Elbette gidip kafasına silah dayayıp “bakacaksın ulan!” diyecek halimiz yok. Ama böyle bir tutumun etik ve hukuki sonuçları olur. Çünkü bu, yüksek maliyetli bir tercihtir. Hastanın hayatına bile mal olabilir.
Doktor, hastasını muayene ederken istediği yöntemi keyfine göre seçebilir mi? Hayır. Deney yapabilir ama bunun bir sınırı, bir sorumluluğu vardır.
Hipokrat yemini bu yüzden vardır: “Önce zarar verme.”
Bu, hiçbir şey yapma demek değildir; ama yaparken zarar vermemeyi ilke edin demektir.
Ve bu sadece tıp için değil, tüm kamu görevleri için geçerlidir. Bürokrat da, siyasetçi de, bir kamu görevi yürütüyorsa aynı etik çerçeveye tabidir.
Bugün Kuzey Kıbrıs’ta kilit kamu pozisyonları için yapılan seçimlerin meşruiyeti sorgulanır haldeyken ve bu duruma muhalefetin desteği varken, kamusal sorumluluk meselesi daha da önem kazanıyor.
Burada John Stuart Mill’i anmak gerekir.
Mill’e göre bireyler, başkalarına zarar vermedikleri sürece özgürdür – özgürlük sınırsız değildir.
Mill’in özgürlük savunusu aynı zamanda kamusal çıkarı korumak için sınırlayıcıdır.
Yani bir siyasetçi çıkıp, “Ben böyle hissediyorum, bu yüzden açıklama yapmıyorum,” diyebilir mi? Der elbette.
Ama bu tercihin de bir bedeli olur. Çünkü siyaset, kişisel bir alan değil, kamusal bir sorumluluktur.
Demokrasi söz konusu olduğunda, susmak da konuşmak kadar bir tercihtir. Ama her tercih, kendi ahlaki ve toplumsal sonucunu doğurur.
Sessizliğin sonucu nedir? Güvenin aşınması, kurumların zayıflaması ve sonunda demokratik meşruiyetin sorgulanmasıdır.

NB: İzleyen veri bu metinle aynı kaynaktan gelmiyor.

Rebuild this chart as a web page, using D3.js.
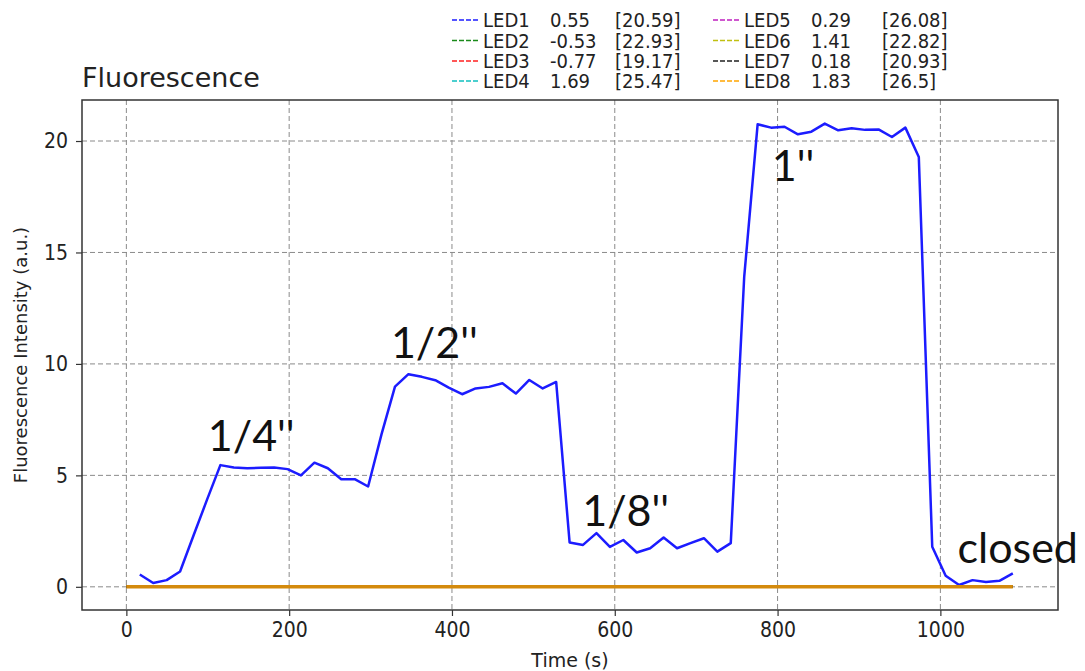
<!DOCTYPE html>
<html lang="en">
<head>
    <meta charset="UTF-8">
    <title>Fluorescence</title>
    <style type="text/css">
        html, body { padding:0; margin:0; background:#fff; }
    </style>
</head>
<body>
<script src="https://d3js.org/d3.v7.min.js"></script>
<script type="text/javascript">
    // sample times (s)
    var time = [0, 16.5, 33, 49.5, 66, 82.5, 99, 115.5, 132, 148.5, 165, 181.5, 198, 214.5, 231, 247.5,
        264, 280.5, 297, 313.5, 330, 346.5, 363, 379.5, 396, 412.5, 429, 445.5, 462, 478.5, 495, 511.5,
        528, 544.5, 561, 577.5, 594, 610.5, 627, 643.5, 660, 676.5, 693, 709.5, 726, 742.5, 759, 775.5,
        792, 808.5, 825, 841.5, 858, 874.5, 891, 907.5, 924, 940.5, 957, 973.5, 990, 1006.5, 1023,
        1039.5, 1056, 1072.5, 1089];

    // LED1 has no reading at t = 0
    var led1 = [null, 0.55, 0.17, 0.3, 0.69, 2.3, 3.9, 5.46, 5.35, 5.32, 5.34, 5.35, 5.28, 5.0, 5.57, 5.32,
        4.83, 4.83, 4.5, 6.85, 8.98, 9.54, 9.42, 9.27, 8.94, 8.64, 8.9, 8.97, 9.13, 8.67, 9.28, 8.9,
        9.19, 1.99, 1.88, 2.41, 1.79, 2.1, 1.54, 1.73, 2.21, 1.73, 1.96, 2.18, 1.58, 1.96, 13.9, 20.75,
        20.6, 20.64, 20.3, 20.42, 20.78, 20.48, 20.57, 20.5, 20.52, 20.18, 20.6, 19.28, 1.8, 0.5, 0.08,
        0.3, 0.22, 0.27, 0.6];

    // LED2..LED8 stay at zero the whole run
    var ledZero = [0, 0, 0, 0, 0, 0, 0, 0, 0, 0, 0, 0, 0, 0, 0, 0, 0, 0, 0, 0, 0, 0, 0, 0, 0, 0, 0, 0,
        0, 0, 0, 0, 0, 0, 0, 0, 0, 0, 0, 0, 0, 0, 0, 0, 0, 0, 0, 0, 0, 0, 0, 0, 0, 0, 0, 0, 0, 0, 0, 0,
        0, 0, 0, 0, 0, 0, 0];

    var ledNames = ['LED1', 'LED2', 'LED3', 'LED4', 'LED5', 'LED6', 'LED7', 'LED8'];
    var ledOffsets = ['0.55', '-0.53', '-0.77', '1.69', '0.29', '1.41', '0.18', '1.83'];
    var ledMax = ['[20.59]', '[22.93]', '[19.17]', '[25.47]', '[26.08]', '[22.82]', '[20.93]', '[26.5]'];
    var ledColors = ['#1c1cff', '#1a8a1a', '#ff2020', '#10c0c0', '#c020c0', '#c0c010', '#202020', '#ffa500'];

    var xTicks = [0, 200, 400, 600, 800, 1000];
    var yTicks = [0, 5, 10, 15, 20];

    var notes = [
        {text: "1/4''", t: 100, v: 6.1},
        {text: "1/2''", t: 325, v: 10.27},
        {text: "1/8''", t: 560, v: 2.74},
        {text: "1''", t: 793, v: 18.2},
        {text: "closed", t: 1021, v: 1.08}
    ];

    var width = 1085,
        height = 671,
        plotL = 82, plotR = 1058, plotT = 100, plotB = 610,
        tickFont = "'DejaVu Sans Condensed', 'DejaVu Sans', sans-serif",
        labelFont = "'DejaVu Sans', sans-serif";

    var svg = d3.select('body').append('svg')
        .attr('width', width)
        .attr('height', height);

    var xScale = d3.scaleLinear().domain([-54.5, 1144.5]).range([plotL, plotR]);
    var yScale = d3.scaleLinear().domain([-1.04, 21.84]).range([plotB, plotT]);

    // grid
    var grid = svg.append('g').attr('class', 'grid')
        .attr('stroke', '#8a8a8a').attr('stroke-width', 1).attr('stroke-dasharray', '5,3');
    grid.selectAll('line.gx').data(xTicks).enter().append('line')
        .attr('class', 'gx')
        .attr('x1', function(d) { return xScale(d); })
        .attr('x2', function(d) { return xScale(d); })
        .attr('y1', plotT).attr('y2', plotB);
    grid.selectAll('line.gy').data(yTicks).enter().append('line')
        .attr('class', 'gy')
        .attr('y1', function(d) { return yScale(d); })
        .attr('y2', function(d) { return yScale(d); })
        .attr('x1', plotL).attr('x2', plotR);

    // axes
    var xAxis = d3.axisBottom(xScale).tickValues(xTicks).tickFormat(d3.format('d')).tickSize(6).tickPadding(6);
    var yAxis = d3.axisLeft(yScale).tickValues(yTicks).tickFormat(d3.format('d')).tickSize(6).tickPadding(8);

    var gx = svg.append('g').attr('transform', 'translate(0,' + plotB + ')').call(xAxis);
    var gy = svg.append('g').attr('transform', 'translate(' + plotL + ',0)').call(yAxis);
    [gx, gy].forEach(function(g) {
        g.select('.domain').remove();
        g.selectAll('.tick line').attr('stroke', '#333').attr('stroke-width', 1.2);
        g.selectAll('.tick text')
            .attr('fill', '#222')
            .style('font-family', tickFont)
            .style('font-size', '21px');
    });

    // lines
    var line = d3.line()
        .defined(function(d) { return d.v !== null; })
        .x(function(d) { return xScale(d.t); })
        .y(function(d) { return yScale(d.v); });

    var series = ledNames.map(function(name, i) {
        var vals = i === 0 ? led1 : ledZero;
        return time.map(function(t, j) { return {t: t, v: vals[j]}; });
    });

    svg.append('g').selectAll('path')
        .data(series)
        .enter()
        .append('path')
        .attr('fill', 'none')
        .attr('stroke', function(d, i) { return i === 7 ? '#d48a0c' : ledColors[i]; })
        .attr('stroke-width', function(d, i) { return i === 7 ? 3.6 : 2.5; })
        .attr('stroke-linejoin', 'round')
        .attr('d', line);

    // frame
    svg.append('rect')
        .attr('x', plotL).attr('y', plotT)
        .attr('width', plotR - plotL).attr('height', plotB - plotT)
        .attr('fill', 'none').attr('stroke', '#333').attr('stroke-width', 1.5);

    // annotations
    svg.append('g').selectAll('text')
        .data(notes)
        .enter()
        .append('text')
        .attr('x', function(d) { return xScale(d.t); })
        .attr('y', function(d) { return yScale(d.v); })
        .style('font-family', 'Lato, sans-serif')
        .style('font-size', '43px')
        .attr('fill', '#111')
        .text(function(d) { return d.text; });

    // title and axis labels
    svg.append('text')
        .attr('x', plotL).attr('y', 87)
        .style('font-family', labelFont).style('font-size', '27px')
        .attr('fill', '#222')
        .text('Fluorescence');

    svg.append('text')
        .attr('x', (plotL + plotR) / 2).attr('y', 667)
        .attr('text-anchor', 'middle')
        .style('font-family', labelFont).style('font-size', '19px')
        .attr('fill', '#222')
        .text('Time (s)');

    svg.append('text')
        .attr('transform', 'translate(27,' + (plotT + plotB) / 2 + ') rotate(-90)')
        .attr('text-anchor', 'middle')
        .style('font-family', labelFont).style('font-size', '18px')
        .attr('fill', '#222')
        .text('Fluorescence Intensity (a.u.)');

    // legend: two columns of four rows
    var legend = svg.append('g').attr('class', 'legend');
    var colX = [452, 713], nameDx = 31, valDx = 98, maxDx = 163, maxDx2 = 169;
    var rowY = [20, 40.5, 61, 81];
    ledNames.forEach(function(name, i) {
        var c = Math.floor(i / 4), r = i % 4;
        var x0 = colX[c], y0 = rowY[r];
        var g = legend.append('g').attr('transform', 'translate(' + x0 + ',' + y0 + ')');
        g.append('line')
            .attr('x1', 0).attr('x2', 27).attr('y1', 0).attr('y2', 0)
            .attr('stroke', ledColors[i]).attr('stroke-width', 1.6)
            .attr('stroke-dasharray', '5,2');
        var t = g.append('g')
            .style('font-family', tickFont).style('font-size', '20px')
            .attr('fill', '#222');
        t.append('text').attr('x', nameDx).attr('y', 7).text(name);
        t.append('text').attr('x', valDx).attr('y', 7).text(ledOffsets[i]);
        t.append('text').attr('x', c === 0 ? maxDx : maxDx2).attr('y', 7).text(ledMax[i]);
    });
</script>
</body>
</html>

Batı demokrasilerinde bu tür tutumlar ciddiyetle değerlendirilir.
Susmak, stratejik davranmak, “günü kurtarmak” belki anlaşılır olabilir.
“Şark kurnazlığı” dediğimiz, duruma göre pozisyon alıp sorumluluktan kaçma hali, kısa vadede akıllıca görünebilir.
Sonuçta “şark kurnazlığı” vardır, “garp kurnazlığı” diye bir şey yoktur…
Ama konu demokrasi olunca, bu tür hesaplar yalnızca kurumlarda değil, toplumsal hafızada da iz bırakır.
Kısacası mesele, “sevdiğimiz için yapmadıklarımız”la değil, “sorumluluğumuz olduğu halde yapmadıklarımızla” ölçülür.
Gregor Samsa kelebek olsaydı da mesele aynıydı:
İnsan, bazen neye dönüştüğüyle değil, nasıl davrandığıyla hatırlanır.
Susmak mı istiyorsunuz? Buyurun, tam sırası. Biz soru sorunca ‘pozisyon almaya zorluyorsunuz’ diyorsunuz.
Haklısınız… Ne de olsa gerçek demokrasilerde halk soru sormaz, vekiller de cevap vermez!
Demokrasi, vekilim, senin rahatın için değil, halkın hakları için vardır.